There are no stamp shops in Nepal- this is what I learned in my 3 day stay in this mountain kingdom. There are many souvenir shops selling stamps but not a dedicated stamp store. I saw the anthem stamp I was looking for Durbar market but unfortunately it was not mint so I did not buy it. However, I was able to buy native Nepalese stuff like the meditation bowl- which emits a resonant tone when properly "stimulated", the "Lucky wheel" and the "shape-shifting" meta lwire puzzle. The seller claimed it can be formed into more than 60 shapes, but I was only able to make half of the number. Nepal is a beautiful country...the mountain flight to Everest alone was worth the visit.
"Sayaun Thunga Phool Ka" ("Made of Hundreds of Flowers") is the national anthem of Nepal. It was officially declared as the national anthem of Nepal on August 3, 2007 amid a ceremony held at the conference hall of National Planning Commission, inside the Singha Durbar, by the speaker of the interim parliament, Mr. Subash Chandra Nemwang. The lyrics of the National Anthem were written by the poet Pradeep Kumar Rai, alias Byakul Maila. The music is composed by Amber Gurung. The national anthem is simply worded, praising Nepalese sovereignty, unity, courage, pride, scenic beauty, progress, peace, cultural and biological diversity.

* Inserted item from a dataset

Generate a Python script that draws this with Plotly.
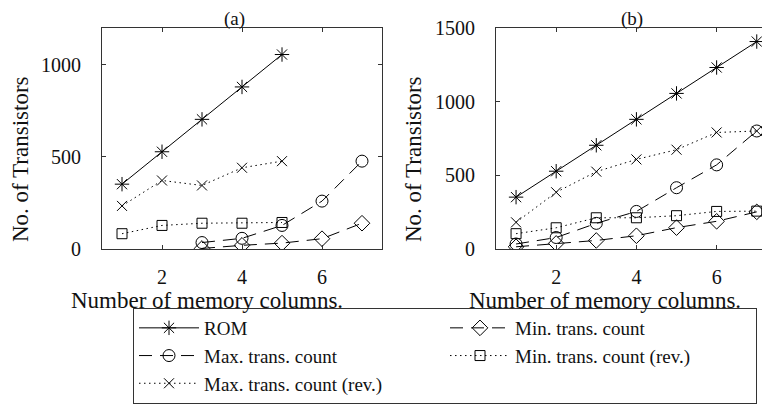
import plotly.graph_objects as go

# the page body has an 8px margin: the figure is placed at (8, 8)
OFF = 8
W, H = 770 - OFF, 408 - OFF

# ---------------- data ----------------
cols_a_full = [1, 2, 3, 4, 5]
cols_a_min = [3, 4, 5, 6, 7]
rom_a = [352, 528, 704, 880, 1056]
max_rev_a = [234, 372, 345, 441, 477]
min_rev_a = [83, 128, 140, 140, 144]
max_tc_a = [35, 58, 128, 260, 477]
min_tc_a = [3, 20, 32, 56, 140]

cols_b = [1, 2, 3, 4, 5, 6, 7]
rom_b = [352, 528, 704, 880, 1056, 1232, 1408]
max_rev_b = [181, 385, 525, 608, 674, 791, 801]
max_tc_b = [34, 78, 174, 255, 416, 571, 801]
min_rev_b = [104, 144, 212, 212, 226, 255, 257]
min_tc_b = [15, 38, 58, 90, 145, 188, 252]

xticks = [2, 4, 6]
yticks_a = [0, 500, 1000]
yticks_b = [0, 500, 1000, 1500]

names = {
    "rom": "ROM",
    "min": "Min. trans. count",
    "max": "Max. trans. count",
    "minrev": "Min. trans. count (rev.)",
    "maxrev": "Max. trans. count (rev.)",
}

FONT = "Liberation Serif"
INK = "#111111"
AX = "#333333"


def fx(px):
    return (px - OFF) / W


def fy(py):
    return 1 - (py - OFF) / H


styles = {
    "rom": dict(dash="solid", symbol="asterisk-open", size=12),
    "min": dict(dash="13px,8px", symbol="diamond-open", size=12),
    "max": dict(dash="13px,8px", symbol="circle-open", size=12),
    "minrev": dict(dash="1.5px,3.5px", symbol="square-open", size=10),
    "maxrev": dict(dash="1.5px,3.5px", symbol="x-thin-open", size=10),
}

fig = go.Figure()


def add(key, x, y, xa, ya, show):
    s = styles[key]
    fig.add_trace(go.Scatter(
        x=x, y=y, mode="lines+markers", name=names[key],
        xaxis=xa, yaxis=ya, showlegend=show, legendgroup=key,
        line=dict(color="black", width=1, dash=s["dash"]),
        marker=dict(symbol=s["symbol"], size=s["size"], color="black",
                    line=dict(color="black", width=1)),
    ))


# order for legend (row-major, 2 columns): ROM, Min, Max, Min rev, Max rev
add("rom", cols_a_full, rom_a, "x", "y", True)
add("min", cols_a_min, min_tc_a, "x", "y", True)
add("max", cols_a_min, max_tc_a, "x", "y", True)
add("minrev", cols_a_full, min_rev_a, "x", "y", True)
add("maxrev", cols_a_full, max_rev_a, "x", "y", True)

add("rom", cols_b, rom_b, "x2", "y2", False)
add("min", cols_b, min_tc_b, "x2", "y2", False)
add("max", cols_b, max_tc_b, "x2", "y2", False)
add("minrev", cols_b, min_rev_b, "x2", "y2", False)
add("maxrev", cols_b, max_rev_b, "x2", "y2", False)

ydom = [fy(249), fy(28)]
tickfont = dict(family=FONT, size=20, color=INK)

common_x = dict(tickmode="array", tickvals=xticks, ticks="inside", ticklen=4,
                tickcolor=AX, showline=True, linecolor=AX, linewidth=1,
                showgrid=False, zeroline=False, tickfont=tickfont,
                ticklabelstandoff=10)
common_y = dict(ticks="inside", ticklen=4, tickcolor=AX, showline=True,
                linecolor=AX, linewidth=1, showgrid=False, zeroline=False,
                tickfont=tickfont, ticklabelstandoff=16)

fig.update_layout(
    width=W, height=H,
    margin=dict(l=0, r=0, t=0, b=0, autoexpand=False),
    paper_bgcolor="white", plot_bgcolor="white",
    font=dict(family=FONT, color=INK),
    xaxis=dict(domain=[fx(102), fx(382)], range=[0.5, 7.5], mirror="ticks",
               anchor="y", **common_x),
    yaxis=dict(domain=ydom, range=[0, 1200], tickvals=yticks_a,
               mirror="ticks", anchor="x", **common_y),
    xaxis2=dict(domain=[fx(496), 1.0], range=[0.5, 7.33], mirror="ticks",
                anchor="y2", **common_x),
    yaxis2=dict(domain=ydom, range=[0, 1500], tickvals=yticks_b,
                mirror=False, anchor="x2", **common_y),
    legend=dict(
        orientation="h", x=fx(133), xanchor="left", y=fy(404),
        yanchor="bottom", bordercolor=AX, borderwidth=1, bgcolor="white",
        font=dict(family=FONT, size=19, color=INK),
        entrywidth=236, entrywidthmode="pixels", itemwidth=60,
        traceorder="normal",
    ),
    showlegend=True,
)

# panel titles, anchored at the top edge of the figure
for txt, xpos in (("(a)", 234), ("(b)", 632)):
    fig.add_annotation(text=txt, x=fx(xpos), y=1.0, xref="paper", yref="paper",
                       showarrow=False, xanchor="center", yanchor="top",
                       borderpad=0, borderwidth=0,
                       font=dict(family=FONT, size=19, color=INK))

for xpos in (207, 605):
    fig.add_annotation(text="Number of memory columns.", x=fx(xpos),
                       y=fy(300), xref="paper", yref="paper",
                       showarrow=False, xanchor="center", yanchor="middle",
                       borderpad=0,
                       font=dict(family=FONT, size=23, color=INK))
for xpos in (21, 414):
    fig.add_annotation(text="No. of Transistors", x=fx(xpos), y=fy(159),
                       xref="paper", yref="paper", showarrow=False,
                       textangle=-90, xanchor="center", yanchor="middle",
                       borderpad=0,
                       font=dict(family=FONT, size=23, color=INK))

fig.write_html("out.html")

After the unanimous decision on May 19, 2006 by the House of Representatives (Pratinidhi Sabha) of the Kingdom of Nepal, the old national anthem was suspended. The National Anthem Selection Task Team (NASTT) on 30 November 2006, selected poet Byakul Maila's (real name: Pradeep Kumar Rai) song as the new national anthem of Nepal. The new national anthem was selected from a total of 1272 submissions made from across the country. It was officially approved on 20 April 2007. On August 3, 2007, Sayaun Thunga Phool Ka was officially declared as Nepal's national anthem by the House of Representatives.

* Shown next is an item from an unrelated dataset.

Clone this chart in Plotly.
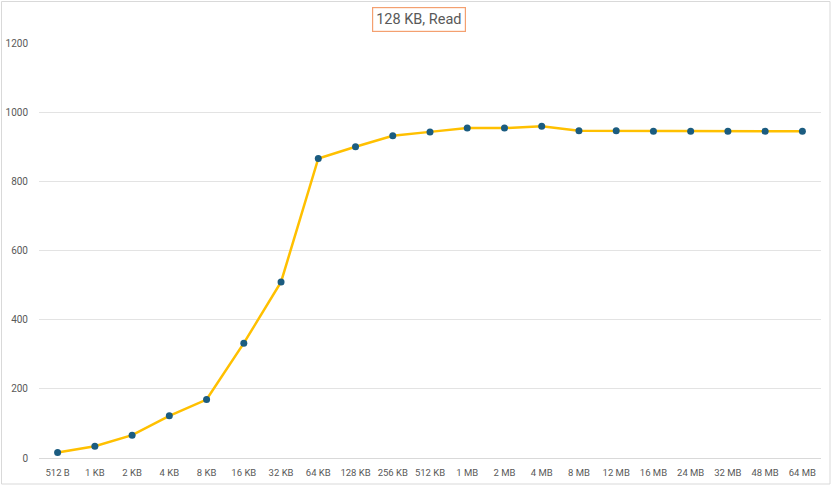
import plotly.graph_objects as go

categories = ["512 B", "1 KB", "2 KB", "4 KB", "8 KB", "16 KB", "32 KB", "64 KB",
              "128 KB", "256 KB", "512 KB", "1 MB", "2 MB", "4 MB", "8 MB", "12 MB",
              "16 MB", "24 MB", "32 MB", "48 MB", "64 MB"]
read_values = [16, 34, 66, 122, 169, 332, 509, 866, 900, 932, 943,
               954, 954, 959, 946, 946, 945, 945, 945, 945, 945]
y_ticks = [0, 200, 400, 600, 800, 1000, 1200]
title_text = "128 KB, Read"

ML, MR, MT, MB = 39, 14, 43, 28
PW, PH = 835 - ML - MR, 486 - MT - MB

fig = go.Figure()
fig.add_trace(go.Scatter(
    x=categories, y=read_values, mode="lines+markers",
    line=dict(color="#FFC000", width=2.5),
    marker=dict(color="#1B5C80", size=7),
    showlegend=False, hoverinfo="x+y",
))

fig.update_layout(
    width=835, height=486,
    margin=dict(l=ML, r=MR, t=MT, b=MB, autoexpand=False),
    paper_bgcolor="white", plot_bgcolor="white",
    font=dict(family="Roboto, Liberation Sans, sans-serif", color="#595959"),
    xaxis=dict(
        type="category", range=[-0.5, len(categories) - 0.5],
        showgrid=False, zeroline=False, automargin=False,
        showline=True, linecolor="#D9D9D9", linewidth=1,
        tickfont=dict(size=9.5, color="#595959"),
        ticks="", ticklabelstandoff=6,
    ),
    yaxis=dict(
        range=[0, 1200], tickvals=y_ticks, showgrid=True, gridcolor="#E3E3E3",
        zeroline=False, showline=False, automargin=False,
        tickfont=dict(size=10, color="#595959"),
        ticks="", ticklabelstandoff=10,
    ),
    annotations=[dict(
        text=title_text, xref="paper", yref="paper", x=(419 - ML) / PW, y=1.0,
        yanchor="middle", yshift=24, showarrow=False,
        font=dict(size=14.5, color="#595959"),
        bordercolor="#F4A070", borderwidth=1.2, borderpad=3, bgcolor="white",
    )],
    shapes=[dict(
        type="rect", xref="paper", yref="paper",
        x0=(1.5 - ML) / PW, x1=(830 - ML) / PW,
        y0=-(484 - (486 - MB)) / PH, y1=1 + (MT - 1.5) / PH,
        line=dict(color="#D9D9D9", width=1),
    )],
)

fig.write_html("out.html", config={"displayModeBar": False},
               post_script="document.body.style.margin='0';document.body.style.overflow='hidden';")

"Shree man gambhira" was the national anthem of Nepal till May 19, 2006, when the century-old national anthem was suspended by the House of Representatives. It was adopted in 1962, as a homage to the ruler of Nepal and the country's national anthem. In English it may be named "May Glory Crown You, Courageous Sovereign" or "May Glory Crown Our Illustrious Sovereign." The music was composed by Bakhat Bahadur Budhapirthi in 1899 (Grandfather of musician Louis Banks or Dambar Bahadur Budaprithi), and the lyrics were written by Chakra Pani Chalise in 1924. After the April movement for democracy, The anthem was abolished as it was widely accused of being just a tune for monarchical glorification instead of representing the Nation as a whole.